As the median age of the U.S. owner-occupied housing climbs higher, analysts believe it signals growth for the remodeling market. Old structures normally require new amenities or replacement and repairs of older components, they explain.
“Rising home prices also encourage homeowners to spend more on home improvement,” noted Na Zhao, senior economist at the National Association of Home Builders. Aging-in-place boomers are also expected to bolster spending on home improvement.
Citing data from the 2016 American Community Survey, the National Association of Home Builders noted half the homes in the U.S. were built before 1980. The median age of owner-occupied homes is 37 years, according to the latest data. That’s up from a median age of 31 years in 2005.
The gradual aging is attributed primarily to modest gains in residential construction over the past decade:
- From 2010 to 2016, nearly 3 million newly built units were added to the national stock, accounting for only 4 percent of owner-occupied housing stock in 2016. That represents a sharp drop from the previous decade.
- Owner-occupied homes constructed between 2000 and 2009 made up around 16 percent of the housing stock.

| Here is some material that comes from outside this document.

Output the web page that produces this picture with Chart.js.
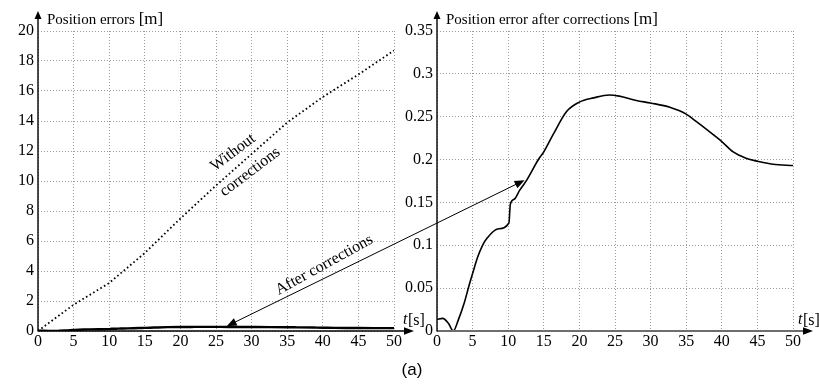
<!DOCTYPE html>
<html><head><meta charset="utf-8">
<script src="https://cdn.jsdelivr.net/npm/chart.js@4.4.1/dist/chart.umd.min.js"></script>
<style>
html,body{margin:0;padding:0;background:#fff;}
#wrap{position:relative;width:819px;height:387px;background:#fff;}
canvas{position:absolute;left:0;top:0;}
</style></head><body>
<div id="wrap"><canvas id="c1" width="819" height="387"></canvas><canvas id="c2" width="819" height="387"></canvas></div>
<script>
// ---- data ----
const timeAfter = [0,0.8,1.6,2.3,3,3.8,4.5,5,5.7,6.4,7.1,8.5,10.1,10.3,10.9,11.6,12.6,14.2,15,16.3,18.2,20,22,24.2,25.6,28,30,32.7,35,36.4,38.8,40,41.6,43.4,45,47.2,50];
const errAfter  = [0.0136,0.0147,0.009,0,0.013,0.032,0.053,0.067,0.086,0.1,0.109,0.119,0.126,0.148,0.154,0.164,0.176,0.1995,0.209,0.229,0.256,0.267,0.272,0.2754,0.274,0.269,0.266,0.261,0.253,0.2445,0.229,0.221,0.209,0.2016,0.198,0.1945,0.193];
const timeWithout = [0,5,10,15,20,25,30,35,40,45,50];
const errWithout  = [0,1.75,3.2,5.2,7.5,9.7,11.8,13.9,15.6,17.1,18.7];
const xTicks = [0,5,10,15,20,25,30,35,40,45,50];
const yTicksLeft = [0,2,4,6,8,10,12,14,16,18,20];
const yTicksRight = [0,0.05,0.1,0.15,0.2,0.25,0.3,0.35];
const yTickLabelsRight = ['0','0.05','0.1','0.15','0.2','0.25','0.3','0.35'];
const titleLeft = 'Position errors ';
const titleRight = 'Position error after corrections ';
const unitY = '[m]';
const labelWithout1 = 'Without';
const labelWithout2 = 'corrections';
const labelAfter = 'After corrections';
const figLabel = '(a)';

const SERIF = "'Liberation Serif','Times New Roman',serif";

function pts(xs, ys){ return xs.map((x,i)=>({x:x,y:ys[i]})); }

function makeScales(yTicks, yLabels, yMax, yWidth){
  return {
    x:{type:'linear',min:0,max:50,
       afterBuildTicks:s=>{s.ticks=xTicks.map(v=>({value:v}));},
       ticks:{font:{family:SERIF,size:16},color:'#000',padding:1,maxRotation:0,autoSkip:false,callback:v=>String(v)},
       grid:{color:'#9a9a9a',lineWidth:1,drawTicks:false},
       border:{display:false,dash:[1,2]},
       afterFit:s=>{s.height=20;}},
    y:{type:'linear',min:0,max:yMax,
       afterBuildTicks:s=>{s.ticks=yTicks.map(v=>({value:v}));},
       ticks:{font:{family:SERIF,size:16},color:'#000',padding:4,autoSkip:false,
              callback:(v)=>{const i=yTicks.findIndex(t=>Math.abs(t-v)<1e-9);return i>=0?yLabels[i]:'';}},
       grid:{color:'#9a9a9a',lineWidth:1,drawTicks:false},
       border:{display:false,dash:[1,2]},
       afterFit:s=>{s.width=yWidth;}}
  };
}

function arrowHead(ctx, tx, ty, ang, len, hw){
  ctx.beginPath();
  ctx.moveTo(tx,ty);
  ctx.lineTo(tx-len*Math.cos(ang)+hw*Math.sin(ang), ty-len*Math.sin(ang)-hw*Math.cos(ang));
  ctx.lineTo(tx-len*Math.cos(ang)-hw*Math.sin(ang), ty-len*Math.sin(ang)+hw*Math.cos(ang));
  ctx.closePath(); ctx.fill();
}

function axesPlugin(title, xAxisColor, xAxisWidth, tOffset){
  return {id:'axesArrows', afterDraw(chart){
    const ctx=chart.ctx, a=chart.chartArea, xs=chart.scales.x, ys=chart.scales.y;
    const x0=xs.getPixelForValue(0), y0=ys.getPixelForValue(0);
    ctx.save();
    // x axis
    ctx.strokeStyle=xAxisColor; ctx.lineWidth=xAxisWidth;
    ctx.beginPath(); ctx.moveTo(x0,y0); ctx.lineTo(a.right+12,y0); ctx.stroke();
    ctx.fillStyle='#000';
    arrowHead(ctx, a.right+20, y0, 0, 10, 3.8);
    // y axis
    ctx.strokeStyle='#000'; ctx.lineWidth=1.4;
    ctx.beginPath(); ctx.moveTo(x0,y0+0.5); ctx.lineTo(x0,a.top-13); ctx.stroke();
    arrowHead(ctx, x0, a.top-20, -Math.PI/2, 8, 3.5);
    // y title
    ctx.fillStyle='#000'; ctx.textBaseline='alphabetic'; ctx.textAlign='left';
    ctx.font='15px '+SERIF;
    ctx.fillText(title, x0+9, a.top-7);
    const w=ctx.measureText(title).width;
    ctx.font='17px '+SERIF;
    ctx.fillText(unitY, x0+9+w, a.top-7);
    // t[s]
    ctx.font='italic 16px '+SERIF;
    const tx=a.right+tOffset;
    ctx.fillText('t', tx, y0-7);
    const tw=ctx.measureText('t').width;
    ctx.font='16px '+SERIF;
    ctx.fillText('[s]', tx+tw+0.5, y0-6);
    ctx.restore();
  }};
}

const chart1 = new Chart(document.getElementById('c1'), {
  type:'line',
  data:{datasets:[
    {label:'Without corrections',data:pts(timeWithout,errWithout),borderColor:'#000',borderWidth:1.8,borderDash:[1.6,2.6],pointRadius:0,fill:false,tension:0},
    {label:'After corrections',data:pts(timeAfter,errAfter),borderColor:'#000',borderWidth:2.4,pointRadius:0,fill:false,cubicInterpolationMode:'monotone'}
  ]},
  options:{responsive:false,animation:false,
    layout:{padding:{left:0,top:31,right:425,bottom:36}},
    plugins:{legend:{display:false},tooltip:{enabled:false}},
    scales:makeScales(yTicksLeft, yTicksLeft.map(String), 20, 38)},
  plugins:[axesPlugin(titleLeft,'#000',1.4,9)]
});

const annotPlugin = {id:'annot', afterDraw(chart){
  const ctx=chart.ctx;
  const x1s=chart1.scales.x, y1s=chart1.scales.y, x2s=chart.scales.x, y2s=chart.scales.y;
  ctx.save();
  // arrow between the two curves
  const p1={x:x1s.getPixelForValue(26.5), y:y1s.getPixelForValue(0.32)};
  const p2={x:x2s.getPixelForValue(12.3), y:y2s.getPixelForValue(0.176)};
  const ang=Math.atan2(p2.y-p1.y,p2.x-p1.x);
  ctx.strokeStyle='#000'; ctx.lineWidth=1; ctx.fillStyle='#000';
  ctx.beginPath();
  ctx.moveTo(p1.x+8*Math.cos(ang),p1.y+8*Math.sin(ang));
  ctx.lineTo(p2.x-8*Math.cos(ang),p2.y-8*Math.sin(ang));
  ctx.stroke();
  arrowHead(ctx,p2.x,p2.y,ang,10,4);
  arrowHead(ctx,p1.x,p1.y,ang+Math.PI,10,4);
  // rotated labels
  ctx.font='16px '+SERIF; ctx.textAlign='center'; ctx.textBaseline='middle';
  const lab=(txt,x,y,deg)=>{ctx.save();ctx.translate(x,y);ctx.rotate(deg*Math.PI/180);ctx.fillText(txt,0,0);ctx.restore();};
  lab(labelWithout1, x1s.getPixelForValue(27.4), y1s.getPixelForValue(11.9), -37);
  lab(labelWithout2, x1s.getPixelForValue(29.8), y1s.getPixelForValue(10.6), -37);
  lab(labelAfter, x1s.getPixelForValue(40.2), y1s.getPixelForValue(4.4), -29);
  // figure label
  ctx.font='17px "Liberation Sans",Arial,sans-serif'; ctx.textBaseline='alphabetic';
  ctx.fillText(figLabel, 412, 375);
  ctx.restore();
}};

const chart2 = new Chart(document.getElementById('c2'), {
  type:'line',
  data:{datasets:[
    {label:'After corrections',data:pts(timeAfter,errAfter),borderColor:'#000',borderWidth:1.6,pointRadius:0,fill:false,cubicInterpolationMode:'monotone'}
  ]},
  options:{responsive:false,animation:false,
    layout:{padding:{left:397,top:31,right:26,bottom:36}},
    plugins:{legend:{display:false},tooltip:{enabled:false}},
    scales:makeScales(yTicksRight, yTickLabelsRight, 0.35, 40)},
  plugins:[axesPlugin(titleRight,'#6e6e6e',2,5),annotPlugin]
});
</script>
</body></html>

Source: American Community Survey, NAHB
NAHB noted newer homes are more likely being owned by younger generations. Around 70 percent of homes built after 2010 are owned by Generation X (ages 35-to-54) and Millennials (ages 18-to-34). Of that segment, about one of every four (26 percent) of newer homes are occupied by those in the 35-to-44 age group.

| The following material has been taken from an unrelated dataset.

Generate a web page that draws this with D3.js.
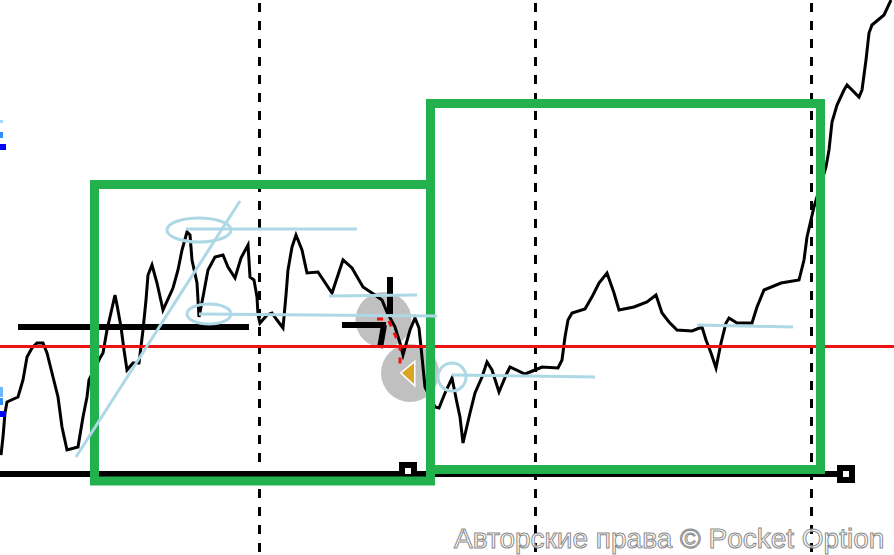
<!DOCTYPE html>
<html><head><meta charset="utf-8">
<style>html,body{margin:0;padding:0;background:#fff;overflow:hidden}svg{display:block}</style>
<script src="https://cdn.jsdelivr.net/npm/d3@7/dist/d3.min.js"></script>
</head><body><svg id="c" width="894" height="555"></svg>
<script>
const barTimes=[1,3,5,7,18,23,27,32,37,43,47,52,58,62,67,78,83,87,89,100,103,107,110,115,117,121,124,127,133,139,143,146,148,152,157,163,173,178,182,187,190,192,197,199,203,208,215,223,228,235,241,248,250,254,257,258,260,267,272,277,283,286,288,292,296,302,307,318,332,343,352,363,372,382,387,395,400,403,410,415,419,421,425,435,439,445,452,457,460,463,470,475,482,487,492,499,507,510,525,535,542,558,562,565,568,572,585,593,599,607,614,619,634,647,656,662,669,677,692,702,706,711,716,721,726,729,737,752,757,764,781,799,804,807,814,826,829,832,837,844,847,859,862,866,869,872,884,891];
const priceLevels=[19,37,61,72,77,94,117,126,131,131,121,101,77,47,24,27,57,77,94,116,121,144,157,179,169,147,124,104,111,111,144,174,199,209,191,164,186,204,224,242,239,214,191,157,177,204,217,219,207,196,216,229,197,194,177,159,151,159,161,154,146,179,204,227,239,224,201,202,181,214,206,187,181,174,162,147,131,119,144,156,146,127,87,67,66,81,96,71,57,31,61,81,97,112,104,82,101,107,100,104,107,106,114,137,154,161,165,179,191,201,181,164,167,172,179,161,152,144,143,147,134,121,106,131,151,156,151,151,167,184,191,194,214,237,267,307,324,352,369,384,389,377,384,414,441,449,459,474];
const sessionTimes=[259.5,535.5,811.5];
const redLevel=127.5;
const baseLevel=0;
const supportLine=[[18,147],[249,147]];
const boxes=[[94.5,430.5,289.5,-7],[430.5,820.5,370.5,4.5]];
const baseMarkers=[[408,3],[846,0]];
const trendLine=[[76,17],[240,273]];
const levelLines=[[[186,245],[357,245]],[[199,160],[437,158]],[[329,178],[417,179]],[[452,99],[595,97]],[[697,149],[793,147]]];
const ellipses=[[199,244,32,12],[209,160,22,10],[452,97,14,14]];
const greyDiscs=[[383.5,154,28],[410,101,29]];
const crossBars=[[[342,149],[386,149]],[[390,197],[390,160]],[[380,126],[384,149]]];
const redDashes=[[377,155],[388,155],[400,128],[400,109]];
const arrowPoints=[[402,101],[414,111],[414,90]];
const blueMarks=[[0,3,354,351,"#9fd8ff"],[0,3,342,336,"#2f8fff"],[0,6,330,324,"#0000ff"],[0,3,87,77,"#6fb8ff"],[0,3,76,69,"#2f8fff"],[0,6,63,57,"#0000ff"]];
const watermark="Авторские права © Pocket Option";

const W=894,H=555;
const x=d3.scaleLinear().domain([0,894]).range([0,W]);
const y=d3.scaleLinear().domain([-81,474]).range([H,0]);
const pathLine=d3.line().x(d=>x(d[0])).y(d=>y(d[1]));
const svg=d3.select("#c");

svg.selectAll(".disc").data(greyDiscs).join("circle").attr("cx",d=>x(d[0])).attr("cy",d=>y(d[1])).attr("r",d=>d[2]).attr("fill","#c0c0c0");
svg.selectAll(".sess").data(sessionTimes).join("line").attr("x1",d=>x(d)).attr("x2",d=>x(d)).attr("y1",0).attr("y2",H)
  .attr("stroke","#000").attr("stroke-width",3).attr("stroke-dasharray","9 9").attr("stroke-dashoffset",15);
svg.append("line").attr("x1",x(0)).attr("x2",x(846)).attr("y1",y(baseLevel)).attr("y2",y(baseLevel)).attr("stroke","#000").attr("stroke-width",6);
svg.selectAll(".mk").data(baseMarkers).join("rect").attr("x",d=>x(d[0])-6).attr("y",d=>y(d[1])-6).attr("width",12).attr("height",12)
  .attr("fill","#fff").attr("stroke","#000").attr("stroke-width",6);
svg.append("path").attr("d",pathLine(supportLine)).attr("stroke","#000").attr("stroke-width",6).attr("fill","none");
const price=barTimes.map((t,i)=>[t,priceLevels[i]]);
svg.append("path").attr("d",pathLine(price)).attr("fill","none").attr("stroke","#000").attr("stroke-width",3);
svg.append("g").selectAll("path").data(crossBars).join("path").attr("d",d=>pathLine(d)).attr("stroke","#000").attr("stroke-width",6).attr("fill","none");
svg.append("path").attr("d",pathLine(redDashes)).attr("fill","none").attr("stroke","#ee1111").attr("stroke-width",3).attr("stroke-dasharray","6 7");
svg.append("line").attr("x1",0).attr("x2",W).attr("y1",y(redLevel)).attr("y2",y(redLevel)).attr("stroke","#ee1111").attr("stroke-width",3).attr("shape-rendering","crispEdges");
svg.append("polygon").attr("points",arrowPoints.map(p=>[x(p[0]),y(p[1])].join(",")).join(" ")).attr("fill","#daa520").attr("stroke","#fff").attr("stroke-width",3).attr("paint-order","stroke");
svg.append("g").selectAll("rect").data(blueMarks).join("rect").attr("x",d=>x(d[0])).attr("width",d=>x(d[1])-x(d[0])).attr("y",d=>y(d[2])).attr("height",d=>y(d[3])-y(d[2])).attr("fill",d=>d[4]);
svg.append("g").selectAll("rect").data(boxes).join("rect").attr("x",d=>x(d[0])).attr("width",d=>x(d[1])-x(d[0])).attr("y",d=>y(d[2])).attr("height",d=>y(d[3])-y(d[2]))
  .attr("fill","none").attr("stroke","#22b14c").attr("stroke-width",9);
const blue="#add8e6";
svg.append("path").attr("d",pathLine(trendLine)).attr("stroke",blue).attr("stroke-width",3).attr("fill","none");
svg.append("g").selectAll("path").data(levelLines).join("path").attr("d",d=>pathLine(d)).attr("stroke",blue).attr("stroke-width",3).attr("fill","none");
svg.append("g").selectAll("ellipse").data(ellipses).join("ellipse").attr("cx",d=>x(d[0])).attr("cy",d=>y(d[1])).attr("rx",d=>d[2]).attr("ry",d=>d[3]).attr("fill","none").attr("stroke",blue).attr("stroke-width",3);
svg.append("text").attr("x",454).attr("y",548).text(watermark).attr("font-family","'Liberation Sans',Arial,sans-serif").attr("font-size",28)
  .attr("fill","#fff").attr("fill-opacity",0.75).attr("stroke","#8a8a8a").attr("stroke-width",1);
</script></body></html>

Homes built prior to 1980 are largely owned by Baby Boomers (ages 55 and older). The ACS survey revealed 59 percent of homes built between 1970 and 1979, and 56 percent of homes built before 1969 are home to these Boomers.
NAHB suggests the data implies a growing market for renovations to allow aging homeowners to age in place. The trade group even offers a remodeling checklist for this cohort and a directory of building professionals who are Certified Aging-in-Place Specialists.
Research by other groups echo expectations for growth in spending for remodeling.
In a report published at the beginning of the year, the Joint Center for Housing Studies of Harvard University predicted homeowner expenditures on improvements and repairs would rise 7.5 percent this year. Its Leading Indicator of Remodeling Activity (LIRA) forecasts $340 billion of expenditures during 2018. A researcher with the Center’s Remodeling Futures Program noted annual growth rates have not exceeded 6.8 percent since early 2007 (pre-Great Recession).